Brown is a late-round prospect and could ultimately make a roster as an undrafted free agent.
Curry (6-3, 266) spent part of Wednesday morning with Lions defensive line coach Kris Kocurek and he said afterward it didn’t take long for him to realize that the Lions defense is all about getting to the quarterback.
Curry, who had 23 sacks over his last two seasons at Marshall, says that kind of defense is the perfect fit for him.
“The defensive system that the Detroit Lions run is my system and the system that I would love to see me in,” he said. “You can’t double team everyone along that defensive line and it’s just a tremendous group and a tremendous room.”
The Lions brought in Oregon outside linebacker/defensive end Josh Kaddu and Clemson defensive end Andre Branch on Tuesday.

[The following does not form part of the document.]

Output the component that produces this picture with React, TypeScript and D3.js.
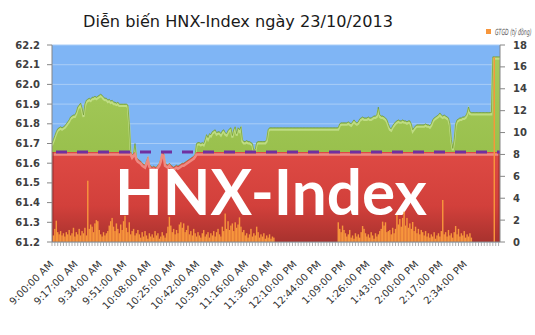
import React from "react";
import * as d3 from "d3";

const chartTitle = "Diễn biến HNX-Index ngày 23/10/2013";
const legendLabel = "GTGD (tỷ đồng)";
const watermark = "HNX-Index";

const tickLabels = [
  "9:00:00 AM", "9:17:00 AM", "9:34:00 AM", "9:51:00 AM", "10:08:00 AM", "10:25:00 AM",
  "10:42:00 AM", "10:59:00 AM", "11:16:00 AM", "11:36:00 AM", "12:10:00 PM", "12:44:00 PM",
  "1:09:00 PM", "1:26:00 PM", "1:43:00 PM", "2:00:00 PM", "2:17:00 PM", "2:34:00 PM",
];
const labelEvery = 17;
const refValue = 61.657;
const leftTicks = [61.2, 61.3, 61.4, 61.5, 61.6, 61.7, 61.8, 61.9, 62.0, 62.1, 62.2];
const rightTicks = [0, 2, 4, 6, 8, 10, 12, 14, 16, 18];

// HNX-Index, one value per minute category
const indexValues = [
  61.70, 61.72, 61.74, 61.76, 61.775, 61.78, 61.785, 61.78, 61.785, 61.79,
  61.80, 61.81, 61.82, 61.835, 61.84, 61.845, 61.845, 61.86, 61.885, 61.895,
  61.905, 61.88, 61.845, 61.90, 61.92, 61.925, 61.93, 61.925, 61.935, 61.935,
  61.94, 61.935, 61.94, 61.945, 61.95, 61.945, 61.935, 61.93, 61.93, 61.92,
  61.925, 61.915, 61.92, 61.91, 61.91, 61.905, 61.91, 61.90, 61.90, 61.90,
  61.90, 61.90, 61.90, 61.895, 61.80, 61.66, 61.64, 61.65, 61.70, 61.63,
  61.62, 61.615, 61.61, 61.60, 61.595, 61.59, 61.61, 61.63, 61.595, 61.585,
  61.58, 61.585, 61.58, 61.58, 61.59, 61.60, 61.62, 61.655, 61.65, 61.60,
  61.595, 61.59, 61.60, 61.59, 61.585, 61.58, 61.585, 61.59, 61.585, 61.59,
  61.595, 61.60, 61.60, 61.605, 61.61, 61.615, 61.62, 61.625, 61.63, 61.635,
  61.645, 61.70, 61.705, 61.705, 61.70, 61.705, 61.70, 61.72, 61.745, 61.73,
  61.75, 61.745, 61.76, 61.765, 61.77, 61.755, 61.76, 61.76, 61.75, 61.765,
  61.77, 61.755, 61.75, 61.765, 61.775, 61.78, 61.74, 61.77, 61.785, 61.75,
  61.78, 61.77, 61.785, 61.72, 61.71, 61.71, 61.715, 61.71, 61.71, 61.705,
  61.70, 61.665, 61.67, 61.705, 61.71, 61.71, 61.71, 61.71, 61.71, 61.71,
  61.72, 61.77, 61.78, 61.78, 61.78, 61.78, 61.78, 61.78, 61.78, 61.78,
  61.78, 61.78, 61.78, 61.78, 61.78, 61.78, 61.78, 61.78, 61.78, 61.78,
  61.78, 61.78, 61.78, 61.78, 61.78, 61.78, 61.78, 61.78, 61.78, 61.78,
  61.78, 61.78, 61.78, 61.78, 61.78, 61.78, 61.78, 61.78, 61.78, 61.78,
  61.78, 61.78, 61.78, 61.78, 61.78, 61.78, 61.78, 61.78, 61.78, 61.78,
  61.78, 61.80, 61.805, 61.805, 61.805, 61.805, 61.805, 61.81, 61.805, 61.80,
  61.81, 61.82, 61.81, 61.805, 61.81, 61.825, 61.83, 61.835, 61.83, 61.83,
  61.83, 61.835, 61.83, 61.83, 61.835, 61.84, 61.84, 61.845, 61.885, 61.845,
  61.84, 61.84, 61.835, 61.83, 61.82, 61.80, 61.78, 61.775, 61.79, 61.80,
  61.81, 61.815, 61.82, 61.815, 61.815, 61.82, 61.815, 61.815, 61.81, 61.815,
  61.815, 61.80, 61.77, 61.78, 61.79, 61.795, 61.795, 61.795, 61.795, 61.795,
  61.795, 61.80, 61.795, 61.795, 61.79, 61.80, 61.82, 61.83, 61.835, 61.84,
  61.845, 61.855, 61.845, 61.84, 61.845, 61.84, 61.835, 61.83, 61.80, 61.72,
  61.675, 61.72, 61.80, 61.82, 61.825, 61.83, 61.83, 61.835, 61.835, 61.84,
  61.855, 61.885, 61.86, 61.857, 61.857, 61.857, 61.857, 61.857, 61.857, 61.857,
  61.857, 61.857, 61.857, 61.857, 61.857, 61.857, 61.857, 61.857, 62.14, 62.14,
  62.14, 62.14, 62.14, 62.14,
];

// GTGD (tỷ đồng), one value per minute category
const volumeValues = [
  0, 0.6, 1.2, 1.95, 0.9, 0.7, 1.0, 0.6, 0.8, 0.5,
  0.9, 0.7, 1.1, 0.6, 0.8, 1.3, 0.5, 0.9, 0.7, 1.2,
  0.6, 1.0, 0.8, 1.3, 0.6, 5.6, 1.2, 1.6, 1.4, 0.9,
  1.7, 2.0, 1.9, 1.1, 0.7, 0.5, 0.9, 0.6, 0.8, 1.0,
  1.5, 1.9, 2.2, 1.4, 1.0, 1.7, 1.2, 0.8, 1.6, 1.1,
  1.9, 2.4, 1.3, 0.9, 1.8, 0.7, 1.0, 1.2, 0.6, 0.8,
  1.1, 0.7, 0.4, 0.9, 0.5, 1.0, 0.6, 0.3, 0.8, 0.5,
  0.7, 0.4, 1.0, 0.6, 0.8, 0.3, 0.5, 0.9, 0.6, 0.4,
  0.8, 1.4, 2.3, 1.5, 0.9, 1.2, 0.7, 1.1, 0.8, 1.6,
  1.8, 1.3, 1.7, 0.9, 1.1, 1.5, 0.7, 1.0, 0.6, 1.2,
  0.8, 0.5, 0.9, 0.6, 0.4, 0.8, 1.1, 0.5, 0.7, 0.9,
  0.4, 0.8, 0.6, 1.0, 0.5, 0.9, 1.2, 0.7, 0.5, 1.4,
  1.0, 2.6, 1.2, 1.9, 1.1, 1.5, 1.7, 1.0, 1.8, 1.3,
  1.6, 2.25, 1.4, 0.9, 1.1, 0.6, 0.8, 0.4, 0.7, 1.2,
  0.5, 0.8, 0.6, 1.4, 0.9, 0.4, 0.7, 0.5, 0.8, 0.3,
  0.6, 0.4, 0.7, 0.3, 0.5, 0.4, 0, 0, 0, 0,
  0, 0, 0, 0, 0, 0, 0, 0, 0, 0,
  0, 0, 0, 0, 0, 0, 0, 0, 0, 0,
  0, 0, 0, 0, 0, 0, 0, 0, 0, 0,
  0, 0, 0, 0, 0, 0, 0, 0, 0, 0,
  1.8, 1.2, 0.9, 1.5, 1.1, 0.8, 0.5, 0.7, 1.1, 0.4,
  0.6, 0.3, 0.8, 0.5, 0.7, 0.4, 0.9, 1.46, 1.2, 0.8,
  0.5, 0.7, 0.4, 0.9, 0.6, 0.3, 0.8, 0.5, 0.7, 1.0,
  1.2, 1.86, 1.5, 1.8, 0.9, 1.0, 1.1, 0.7, 1.3, 0.8,
  1.2, 2.47, 1.6, 2.1, 1.4, 2.2, 2.77, 1.5, 2.2, 1.3,
  1.7, 1.2, 1.83, 1.0, 1.4, 0.8, 1.2, 0.7, 1.1, 0.9,
  0.6, 1.0, 0.5, 0.8, 0.4, 0.7, 0.5, 0.9, 0.3, 0.6,
  0.8, 0.5, 1.0, 3.84, 0.7, 0.9, 0.5, 1.1, 0.6, 0.8,
  0.4, 0.9, 1.46, 0.7, 1.2, 0.5, 0.8, 0.6, 1.0, 0.4,
  0.7, 0.5, 0.8, 0.4, 0, 0, 0, 0, 0, 0,
  0, 0, 0, 0, 0, 0, 0, 0, 0, 16.9,
  0, 0, 0, 0,
];

export default function App() {
  const W = 535, H = 335;
  const L = 52, R = 500, T = 45, B = 242;
  const N = indexValues.length;
  const cats = d3.range(N);
  const x = d3.scaleLinear().domain([0, N - 1]).range([L, R]);
  const yL = d3.scaleLinear().domain([61.2, 62.2]).range([B, T]);
  const yR = d3.scaleLinear().domain([0, 18]).range([B, T]);
  const step = x(1) - x(0);

  const redVals = indexValues.map((v) => Math.min(v, refValue));
  const areaGen = d3.area<number>().x((_, i) => x(i)).y0(B).y1((d) => yL(d));
  const lineGen = d3.line<number>().x((_, i) => x(i)).y((d) => yL(d));
  const lineOffset = (off: number) =>
    d3.line<number>().x((_, i) => x(i)).y((d) => Math.min(B, yL(d) + off));

  const font = "'DejaVu Sans', Verdana, sans-serif";
  const axisColor = "#868686";
  const textColor = "#404040";

  return (
    <div style={{ position: "absolute", left: 0, top: 0, width: W, height: H, background: "#fff" }}>
      <svg width={W} height={H} style={{ display: "block" }}>
        <defs>
          <linearGradient id="redGrad" x1="0" y1="0" x2="0" y2="1">
            <stop offset="0" stopColor="#DE4A44" />
            <stop offset="0.6" stopColor="#D2403B" />
            <stop offset="1" stopColor="#A8322E" />
          </linearGradient>
          <linearGradient id="greenGrad" x1="0" y1="0" x2="0" y2="1">
            <stop offset="0" stopColor="#A6CB5C" />
            <stop offset="1" stopColor="#8DB63F" />
          </linearGradient>
          <clipPath id="plotClip">
            <rect x={L} y={T} width={R - L} height={B - T} />
          </clipPath>
        </defs>

        {/* plot background */}
        <rect x={L} y={T} width={R - L} height={B - T} fill="#7FB5F5" />
        {leftTicks.map((t) => (
          <line key={"g" + t} x1={L} x2={R} y1={yL(t)} y2={yL(t)} stroke="#A9CDF7" strokeWidth={1} />
        ))}

        <g clipPath="url(#plotClip)">
          {/* index area (green) */}
          <path d={areaGen(indexValues) || ""} fill="url(#greenGrad)" />
          <path d={lineOffset(2)(indexValues) || ""} fill="none" stroke="#C4E08C" strokeWidth={2} opacity={0.85} />
          <path d={lineGen(indexValues) || ""} fill="none" stroke="#6E9A30" strokeWidth={0.7} />
          {/* below-reference area (red) */}
          <path d={areaGen(redVals) || ""} fill="url(#redGrad)" />
          <path d={lineOffset(2.5)(redVals) || ""} fill="none" stroke="#F0918A" strokeWidth={2.5} opacity={0.9} />
          <line x1={L + 1} x2={L + 1} y1={yL(refValue)} y2={B} stroke="#A83030" strokeWidth={2} opacity={0.6} />
          <line x1={R - 1} x2={R - 1} y1={yL(refValue)} y2={B} stroke="#A83030" strokeWidth={2} opacity={0.6} />
        </g>

        {/* watermark text */}
        <text x={115} y={215} fontFamily="Lato, 'Open Sans', sans-serif" fontWeight={700} fontSize={63}
          fill="#FFFFFF" textLength={312} lengthAdjust="spacingAndGlyphs">{watermark}</text>

        {/* volume bars */}
        <g clipPath="url(#plotClip)">
          {cats.filter((i) => volumeValues[i] > 0).map((i) => (
            <rect key={"b" + i} x={x(i) - step / 2} width={step} y={yR(volumeValues[i])}
              height={B - yR(volumeValues[i])} fill="#F7963C" />
          ))}
        </g>

        {/* reference dashed line */}
        <line x1={L} x2={R} y1={yL(refValue)} y2={yL(refValue)} stroke="#7030A0" strokeWidth={3}
          strokeDasharray="11 10" strokeDashoffset={-4} />

        {/* axes */}
        <line x1={L} x2={L} y1={T} y2={B} stroke={axisColor} strokeWidth={1} />
        <line x1={R} x2={R} y1={T} y2={B} stroke={axisColor} strokeWidth={1} />
        <line x1={L} x2={R} y1={B} y2={B} stroke={axisColor} strokeWidth={1} />
        {leftTicks.map((t) => (
          <g key={"l" + t}>
            <line x1={L - 5} x2={L} y1={yL(t)} y2={yL(t)} stroke={axisColor} />
            <text x={40} y={yL(t) + 3.5} textAnchor="end" fontFamily={font} fontWeight={700}
              fontSize={10} fill={textColor}>{t.toFixed(1)}</text>
          </g>
        ))}
        {rightTicks.map((t) => (
          <g key={"r" + t}>
            <line x1={R} x2={R + 5} y1={yR(t)} y2={yR(t)} stroke={axisColor} />
            <text x={513} y={yR(t) + 3.5} textAnchor="start" fontFamily={font} fontWeight={700}
              fontSize={10} fill={textColor}>{t}</text>
          </g>
        ))}
        {cats.filter((i) => i % 2 === 0).map((i) => (
          <line key={"t" + i} x1={x(i)} x2={x(i)} y1={B} y2={B + 4} stroke="#9A9A9A" strokeWidth={0.8} />
        ))}
        {tickLabels.map((lab, k) => {
          const cx = x(k * labelEvery);
          return (
            <text key={"x" + k} transform={`translate(${cx + 2},${265}) rotate(-45)`} textAnchor="end"
              fontFamily={font} fontSize={10} fill="#333">{lab}</text>
          );
        })}

        {/* title */}
        <text x={83} y={27} fontFamily={font} fontSize={16.5} fill="#1a1a1a" textLength={310}
          lengthAdjust="spacingAndGlyphs">{chartTitle}</text>

        {/* legend */}
        <rect x={486} y={29} width={5} height={5} fill="#F7963C" />
        <text transform="translate(495,35) scale(0.55,1)" fontFamily={font} fontStyle="italic"
          fontSize={8.5} fill="#595959">{legendLabel}</text>
      </svg>
    </div>
  );
}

Branch is considered one of the top five pass rushers available in next week’s draft and told Detroitlions.com that whoever gets him in next weeks draft is getting a quarterback’s worst nightmare.
“I’m a sideline-to-sideline player and I can’t be blocked one-on-one when I pass rush,” Branch said with a big smile. “If you let me rush, I’m going to get you some sacks.”
The Lions likely view Kaddu (6-3, 239) as a defensive end in the NFL, even though he played outside linebacker in college. Kaddu fits that mold of a speed-rushing defensive end the Lions like to utilize in their scheme.
“I need to add some mass and work on my technique because the guys at this level are technicians at what they do,” Kaddu said of things he's been working on leading into the draft.